Herman Heunes, Corporate Traveller South Africa GM, says the findings validated what his team was seeing on the ground with SA SMEs and mid-market companies.

He says: “The survey results confirm that sentiment is shifting – companies are ready to back growth with increased travel budgets. We’re seeing dynamic South African businesses who view travel as a strategic investment rather than a cost centre. Our rebrand in the last financial year has really helped us connect with this new generation of businesses who appreciate our modern identity and approach.”

Globally, for flagship businesses FCM Travel and Corporate Traveller, 9% of customers surveyed intend to spend over 20% more on their travel, 36% plan to increase by up to 20% more, and 37% believe the amount spent will be similar to last year.

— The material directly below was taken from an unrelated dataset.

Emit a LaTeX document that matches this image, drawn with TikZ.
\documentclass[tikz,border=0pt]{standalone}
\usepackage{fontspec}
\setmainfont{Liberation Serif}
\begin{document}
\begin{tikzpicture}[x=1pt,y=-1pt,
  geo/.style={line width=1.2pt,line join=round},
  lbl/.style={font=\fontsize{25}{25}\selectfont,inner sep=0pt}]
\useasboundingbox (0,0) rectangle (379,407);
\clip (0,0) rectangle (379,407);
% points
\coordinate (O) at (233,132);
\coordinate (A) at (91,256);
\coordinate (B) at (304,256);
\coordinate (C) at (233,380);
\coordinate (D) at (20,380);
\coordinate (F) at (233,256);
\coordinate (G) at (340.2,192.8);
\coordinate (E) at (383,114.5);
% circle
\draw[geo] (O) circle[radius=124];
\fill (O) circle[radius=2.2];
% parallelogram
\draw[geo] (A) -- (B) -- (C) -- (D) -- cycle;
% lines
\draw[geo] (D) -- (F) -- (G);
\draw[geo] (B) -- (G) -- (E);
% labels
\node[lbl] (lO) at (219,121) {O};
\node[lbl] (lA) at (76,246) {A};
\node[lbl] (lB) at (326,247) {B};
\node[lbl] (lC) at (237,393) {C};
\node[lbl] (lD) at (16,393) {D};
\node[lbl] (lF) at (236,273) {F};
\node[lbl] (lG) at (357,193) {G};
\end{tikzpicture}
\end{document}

The findings follow the release of end-of-financial-year results to the Australian Securities Exchange. The results showed that FCTG achieved a record total transaction value (TTV) of AUD$24.5-billion, up 3% year-on-year (YOY) in a challenging global trading cycle, and an AUD$289.1-million underlying profit before tax, at the midpoint of the recently revised range.

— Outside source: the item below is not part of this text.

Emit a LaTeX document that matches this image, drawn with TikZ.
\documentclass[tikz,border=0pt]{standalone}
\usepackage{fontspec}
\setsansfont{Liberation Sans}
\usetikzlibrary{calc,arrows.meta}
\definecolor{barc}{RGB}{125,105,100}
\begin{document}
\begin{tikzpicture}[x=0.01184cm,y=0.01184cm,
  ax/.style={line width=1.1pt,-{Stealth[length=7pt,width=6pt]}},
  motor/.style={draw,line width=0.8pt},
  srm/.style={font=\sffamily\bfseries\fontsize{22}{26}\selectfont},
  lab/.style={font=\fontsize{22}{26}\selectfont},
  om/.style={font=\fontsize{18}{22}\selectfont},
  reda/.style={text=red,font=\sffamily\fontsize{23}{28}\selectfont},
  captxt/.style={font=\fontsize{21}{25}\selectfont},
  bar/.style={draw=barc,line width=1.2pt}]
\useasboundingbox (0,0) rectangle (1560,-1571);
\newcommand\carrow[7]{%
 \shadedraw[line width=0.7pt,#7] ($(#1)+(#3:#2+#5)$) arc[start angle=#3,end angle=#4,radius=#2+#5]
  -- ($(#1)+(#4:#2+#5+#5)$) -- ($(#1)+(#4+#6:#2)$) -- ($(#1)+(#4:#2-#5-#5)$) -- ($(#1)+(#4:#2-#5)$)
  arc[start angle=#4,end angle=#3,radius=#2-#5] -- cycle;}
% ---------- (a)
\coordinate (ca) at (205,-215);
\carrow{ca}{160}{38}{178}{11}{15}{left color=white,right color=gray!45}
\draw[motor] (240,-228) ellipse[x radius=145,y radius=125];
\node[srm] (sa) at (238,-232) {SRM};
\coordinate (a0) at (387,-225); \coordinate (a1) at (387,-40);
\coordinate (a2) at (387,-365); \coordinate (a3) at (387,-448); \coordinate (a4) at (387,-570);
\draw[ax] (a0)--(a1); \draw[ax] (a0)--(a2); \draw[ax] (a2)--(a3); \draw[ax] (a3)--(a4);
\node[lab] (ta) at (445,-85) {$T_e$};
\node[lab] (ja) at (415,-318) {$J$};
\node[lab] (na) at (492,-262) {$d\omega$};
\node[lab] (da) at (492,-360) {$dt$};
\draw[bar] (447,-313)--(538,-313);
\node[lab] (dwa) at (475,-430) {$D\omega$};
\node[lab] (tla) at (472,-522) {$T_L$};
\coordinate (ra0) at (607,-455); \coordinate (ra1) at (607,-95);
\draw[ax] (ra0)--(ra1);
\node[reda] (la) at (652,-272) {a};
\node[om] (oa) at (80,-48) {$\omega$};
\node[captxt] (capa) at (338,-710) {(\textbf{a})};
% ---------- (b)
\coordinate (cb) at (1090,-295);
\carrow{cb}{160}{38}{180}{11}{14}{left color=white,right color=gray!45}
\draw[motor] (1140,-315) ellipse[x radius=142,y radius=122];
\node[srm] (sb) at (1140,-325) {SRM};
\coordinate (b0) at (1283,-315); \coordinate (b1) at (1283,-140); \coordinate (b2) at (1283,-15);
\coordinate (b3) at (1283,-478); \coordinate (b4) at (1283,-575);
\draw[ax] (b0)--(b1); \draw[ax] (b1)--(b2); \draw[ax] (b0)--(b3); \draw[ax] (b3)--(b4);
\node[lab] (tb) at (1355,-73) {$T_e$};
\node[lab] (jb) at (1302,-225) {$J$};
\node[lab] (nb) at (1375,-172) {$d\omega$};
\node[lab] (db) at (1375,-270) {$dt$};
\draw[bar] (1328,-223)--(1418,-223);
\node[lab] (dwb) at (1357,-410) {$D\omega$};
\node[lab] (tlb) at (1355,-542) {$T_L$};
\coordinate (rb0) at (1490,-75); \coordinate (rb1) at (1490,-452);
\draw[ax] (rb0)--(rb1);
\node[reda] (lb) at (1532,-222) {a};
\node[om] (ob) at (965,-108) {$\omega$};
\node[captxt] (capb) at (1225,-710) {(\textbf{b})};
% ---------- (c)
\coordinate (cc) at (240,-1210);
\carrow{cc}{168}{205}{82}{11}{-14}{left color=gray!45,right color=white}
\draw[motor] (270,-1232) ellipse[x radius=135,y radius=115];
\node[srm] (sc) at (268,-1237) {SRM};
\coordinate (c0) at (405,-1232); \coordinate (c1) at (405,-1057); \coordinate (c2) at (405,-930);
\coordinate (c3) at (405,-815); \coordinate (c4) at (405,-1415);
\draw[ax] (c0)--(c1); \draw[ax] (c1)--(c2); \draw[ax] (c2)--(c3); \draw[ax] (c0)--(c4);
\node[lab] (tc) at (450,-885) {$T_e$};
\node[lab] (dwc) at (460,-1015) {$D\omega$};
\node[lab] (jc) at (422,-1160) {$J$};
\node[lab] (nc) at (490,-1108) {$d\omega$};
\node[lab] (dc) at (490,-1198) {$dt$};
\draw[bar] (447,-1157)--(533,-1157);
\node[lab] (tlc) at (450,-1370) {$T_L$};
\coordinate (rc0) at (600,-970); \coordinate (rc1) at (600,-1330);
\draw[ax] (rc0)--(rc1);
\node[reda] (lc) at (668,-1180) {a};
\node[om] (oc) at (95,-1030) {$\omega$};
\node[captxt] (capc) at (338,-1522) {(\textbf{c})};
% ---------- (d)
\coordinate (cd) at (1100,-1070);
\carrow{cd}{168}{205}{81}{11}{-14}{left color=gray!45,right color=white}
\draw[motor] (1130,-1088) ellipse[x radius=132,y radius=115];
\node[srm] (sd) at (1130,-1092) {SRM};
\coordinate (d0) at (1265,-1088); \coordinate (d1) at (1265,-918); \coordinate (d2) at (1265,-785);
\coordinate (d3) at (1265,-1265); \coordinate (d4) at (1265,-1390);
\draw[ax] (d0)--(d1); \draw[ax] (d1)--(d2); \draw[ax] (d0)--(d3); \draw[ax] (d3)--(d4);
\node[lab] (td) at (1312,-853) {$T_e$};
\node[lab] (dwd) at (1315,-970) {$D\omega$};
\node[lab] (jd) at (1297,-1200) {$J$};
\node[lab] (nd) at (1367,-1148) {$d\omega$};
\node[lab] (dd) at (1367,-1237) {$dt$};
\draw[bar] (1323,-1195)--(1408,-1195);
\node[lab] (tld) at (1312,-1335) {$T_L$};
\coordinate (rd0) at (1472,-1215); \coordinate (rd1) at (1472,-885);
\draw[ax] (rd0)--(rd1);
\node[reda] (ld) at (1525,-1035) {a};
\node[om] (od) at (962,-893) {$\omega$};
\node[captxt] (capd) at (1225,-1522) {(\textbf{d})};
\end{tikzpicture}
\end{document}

The corporate business again delivered a record total turnover (TTV) of AUD$12.3-billion, up 2% YOY, with FCM Travel securing a large pipeline of new accounts, expanding addressable markets, and set to benefit from industry consolidation. Corporate Traveller is set to become a AUD$5-billion-per-year TTV business.

Chris Galanty, FCTG Global Corporate CEO, says: “There’s no question corporate travel is deemed to be a non-discretionary spend for businesses as a critical facet to surviving and thriving worldwide – this is now evidenced by a significant percentage of our customers planning to increase their travel spend in FY26.

“These figures paint a positive picture for the world of business travel in the new financial year. Significant technology advancements in AI through our Centre of Excellence, combined with an uplift in the utilisation of FCM Platform and the Corporate Traveller Technology Suite, have enabled us to automate the ordinary, allowing us to provide our customers with the extraordinary.

“Companies, whether they be large multi-nationals, SMEs or start-up businesses, are vital to economies across the globe, and it’s with great pride that we get to deliver our unique blend of the expertise of our people and our innovative technology to service them in their aspirations.”

Steve Norris, FCTG MD EMEA, says: “Productivity has jumped in many areas, and our focus on living by our ingrained Family, Village, Tribe structure means our subject matter experts are more empowered to make much quicker decisions – allowing them to shine alongside our FCM Platform and Corporate Traveller Technology Suite.”

Heunes said Corporate Traveller is continuously advancing its technology in South Africa to help travel managers work more efficiently and serve customers better. He said: “As a result, our team can focus on what they do best: providing service of the highest standard.”

With business sentiment rising across southern Africa and enhanced technology platforms streamlining complex travel arrangements, industry analysts expect the corporate travel recovery to accelerate through 2026’s financial year, potentially reshaping how businesses approach regional expansion and international partnerships.